Some records:
■ ■ ■ ■ ■ ■ ■

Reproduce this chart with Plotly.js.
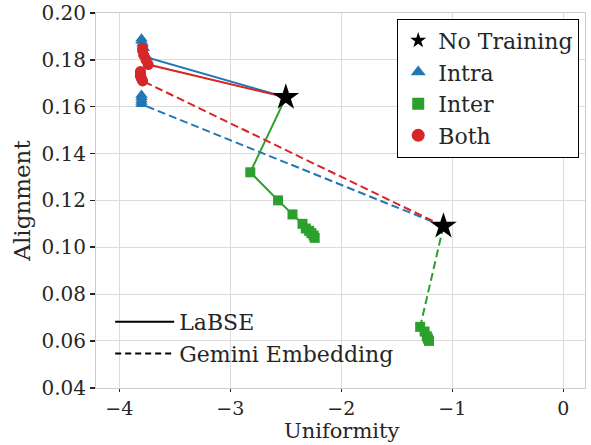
<!DOCTYPE html>
<html><head><meta charset="utf-8">
<script src="https://cdn.plot.ly/plotly-3.0.1.min.js"></script>
<style>html,body{margin:0;padding:0;background:#fff}#chart{width:591px;height:445px}</style>
</head><body><div id="chart"></div>
<script>
// No training points
const noTrainLabse = {x: -2.50, y: 0.164};
const noTrainGemini = {x: -1.08, y: 0.109};

// LaBSE (solid)
const labseIntraX = [-2.50, -3.75, -3.78, -3.79, -3.80, -3.80];
const labseIntraY = [0.164, 0.181, 0.185, 0.187, 0.188, 0.189];
const labseInterX = [-2.50, -2.82, -2.57, -2.44, -2.35, -2.32, -2.29, -2.27, -2.25, -2.24];
const labseInterY = [0.164, 0.132, 0.120, 0.114, 0.110, 0.108, 0.107, 0.106, 0.105, 0.104];
const labseBothX = [-2.50, -3.74, -3.76, -3.78, -3.79, -3.79];
const labseBothY = [0.164, 0.178, 0.180, 0.182, 0.184, 0.185];

// Gemini Embedding (dashed)
const gemIntraX = [-1.08, -3.80, -3.80, -3.80, -3.80, -3.80];
const gemIntraY = [0.109, 0.161, 0.162, 0.163, 0.164, 0.165];
const gemInterX = [-1.08, -1.29, -1.25, -1.23, -1.22, -1.21];
const gemInterY = [0.109, 0.066, 0.064, 0.062, 0.061, 0.060];
const gemBothX = [-1.08, -3.79, -3.80, -3.81, -3.81, -3.81];
const gemBothY = [0.109, 0.171, 0.172, 0.173, 0.174, 0.175];

const legendNames = ["No Training", "Intra", "Inter", "Both"];
const modelNames = ["LaBSE", "Gemini Embedding"];
const xTitle = "Uniformity";
const yTitle = "Alignment";

const BLUE = "#1f77b4", GREEN = "#2ca02c", RED = "#d62728";
const DASH = "8px,4px";

function series(x, y, color, symbol, size) {
  return {x: x.slice(1), y: y.slice(1), type: "scatter", mode: "markers",
    marker: {color: color, symbol: symbol, size: size, line: {width: 0}},
    showlegend: false, hoverinfo: "skip"};
}
function line(x, y, color, dash) {
  return {x: x, y: y, type: "scatter", mode: "lines",
    line: {color: color, width: 2, dash: dash}, showlegend: false, hoverinfo: "skip"};
}

const traces = [
  line(gemInterX, gemInterY, GREEN, DASH), series(gemInterX, gemInterY, GREEN, "square", 10),
  line(labseInterX, labseInterY, GREEN, "solid"), series(labseInterX, labseInterY, GREEN, "square", 10),
  line(gemIntraX, gemIntraY, BLUE, DASH), series(gemIntraX, gemIntraY, BLUE, "triangle-up", 11),
  line(labseIntraX, labseIntraY, BLUE, "solid"), series(labseIntraX, labseIntraY, BLUE, "triangle-up", 11),
  line(gemBothX, gemBothY, RED, DASH), series(gemBothX, gemBothY, RED, "circle", 11),
  line(labseBothX, labseBothY, RED, "solid"), series(labseBothX, labseBothY, RED, "circle", 11),
  {x: [noTrainLabse.x, noTrainGemini.x], y: [noTrainLabse.y, noTrainGemini.y], type: "scatter", mode: "markers",
   marker: {color: "black", symbol: "star", size: 20}, showlegend: false, hoverinfo: "skip"},
  // legend 1 entries
  {x: [null], y: [null], type: "scatter", mode: "markers", name: legendNames[0], legend: "legend",
   marker: {color: "black", symbol: "star", size: 12}},
  {x: [null], y: [null], type: "scatter", mode: "markers", name: legendNames[1], legend: "legend",
   marker: {color: BLUE, symbol: "triangle-up", size: 13}},
  {x: [null], y: [null], type: "scatter", mode: "markers", name: legendNames[2], legend: "legend",
   marker: {color: GREEN, symbol: "square", size: 12}},
  {x: [null], y: [null], type: "scatter", mode: "markers", name: legendNames[3], legend: "legend",
   marker: {color: RED, symbol: "circle", size: 13}},
  // legend 2 entries
  {x: [null], y: [null], type: "scatter", mode: "lines", name: modelNames[0], legend: "legend2",
   line: {color: "black", width: 2, dash: "solid"}},
  {x: [null], y: [null], type: "scatter", mode: "lines", name: modelNames[1], legend: "legend2",
   line: {color: "black", width: 2, dash: "6px,4px"}}
];

const FONT = "'DejaVu Serif', 'Liberation Serif', serif";
const layout = {
  width: 591, height: 445,
  margin: {l: 96, r: 6, t: 13, b: 57},
  paper_bgcolor: "#fff", plot_bgcolor: "#fff",
  font: {family: FONT, size: 20, color: "#262626"},
  xaxis: {range: [-4.21, 0.195], tickvals: [-4, -3, -2, -1, 0], ticktext: ["\u22124", "\u22123", "\u22122", "\u22121", "0"],
    showgrid: true, gridcolor: "#dcdcdc", gridwidth: 1, zeroline: false,
    showline: true, linecolor: "#cccccc", linewidth: 1, mirror: true,
    ticks: "outside", ticklen: 3, tickwidth: 1.5, tickcolor: "#262626",
    tickfont: {family: FONT, size: 19, color: "#262626"}},
  yaxis: {range: [0.0399, 0.2], tickvals: [0.04, 0.06, 0.08, 0.10, 0.12, 0.14, 0.16, 0.18, 0.20],
    ticktext: ["0.04", "0.06", "0.08", "0.10", "0.12", "0.14", "0.16", "0.18", "0.20"],
    showgrid: true, gridcolor: "#dcdcdc", gridwidth: 1, zeroline: false,
    showline: true, linecolor: "#cccccc", linewidth: 1, mirror: true,
    ticks: "outside", ticklen: 5, tickwidth: 1.5, tickcolor: "#262626",
    tickfont: {family: FONT, size: 20, color: "#262626"},
    title: {text: yTitle, font: {family: FONT, size: 23, color: "#262626"}, standoff: 4}},
  annotations: [{text: xTitle, xref: "x", yref: "paper", x: -2.0, y: -0.1493, xanchor: "center", yanchor: "bottom",
    showarrow: false, font: {family: FONT, size: 21, color: "#262626"}, borderpad: 0}],
  legend: {x: 0.616, y: 0.985, xanchor: "left", yanchor: "top", bgcolor: "#fff",
    bordercolor: "#000", borderwidth: 1, font: {family: FONT, size: 22, color: "#262626"},
    itemwidth: 30, tracegroupgap: 0},
  legend2: {x: 0.029, y: 0.232, xanchor: "left", yanchor: "top", bgcolor: "rgba(255,255,255,0)",
    borderwidth: 0, font: {family: FONT, size: 22, color: "#262626"}, itemwidth: 59}
};

Plotly.newPlot("chart", traces, layout, {displayModeBar: false, staticPlot: true});
</script></body></html>
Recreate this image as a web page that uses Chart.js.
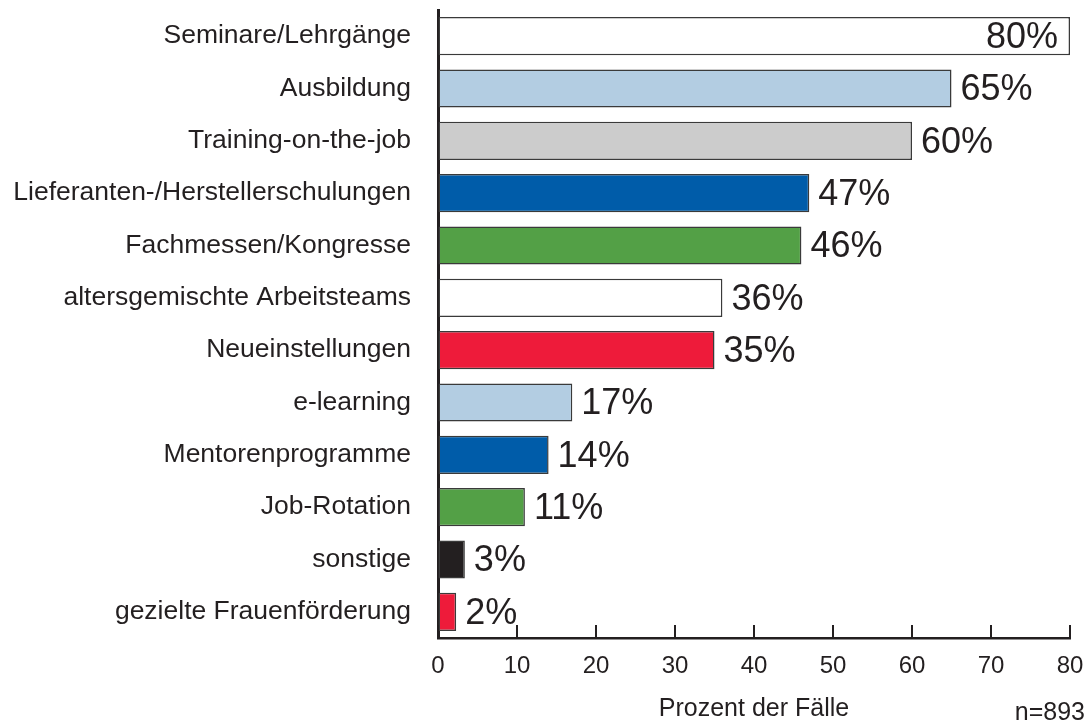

■ ■ ■ ■ ■ ■ ■

• _GOAL OF THE EXERCISE_
In the records above, find the line containing "const labseBothY = [0.164, 0.178, 0.180, 0.182, 0.184, 0.185];" and output every line from the first through that one, exactly, omitting pictures.

• _OUTPUT_
Reproduce this chart with Plotly.js.
<!DOCTYPE html>
<html><head><meta charset="utf-8">
<script src="https://cdn.plot.ly/plotly-3.0.1.min.js"></script>
<style>html,body{margin:0;padding:0;background:#fff}#chart{width:591px;height:445px}</style>
</head><body><div id="chart"></div>
<script>
// No training points
const noTrainLabse = {x: -2.50, y: 0.164};
const noTrainGemini = {x: -1.08, y: 0.109};

// LaBSE (solid)
const labseIntraX = [-2.50, -3.75, -3.78, -3.79, -3.80, -3.80];
const labseIntraY = [0.164, 0.181, 0.185, 0.187, 0.188, 0.189];
const labseInterX = [-2.50, -2.82, -2.57, -2.44, -2.35, -2.32, -2.29, -2.27, -2.25, -2.24];
const labseInterY = [0.164, 0.132, 0.120, 0.114, 0.110, 0.108, 0.107, 0.106, 0.105, 0.104];
const labseBothX = [-2.50, -3.74, -3.76, -3.78, -3.79, -3.79];
const labseBothY = [0.164, 0.178, 0.180, 0.182, 0.184, 0.185];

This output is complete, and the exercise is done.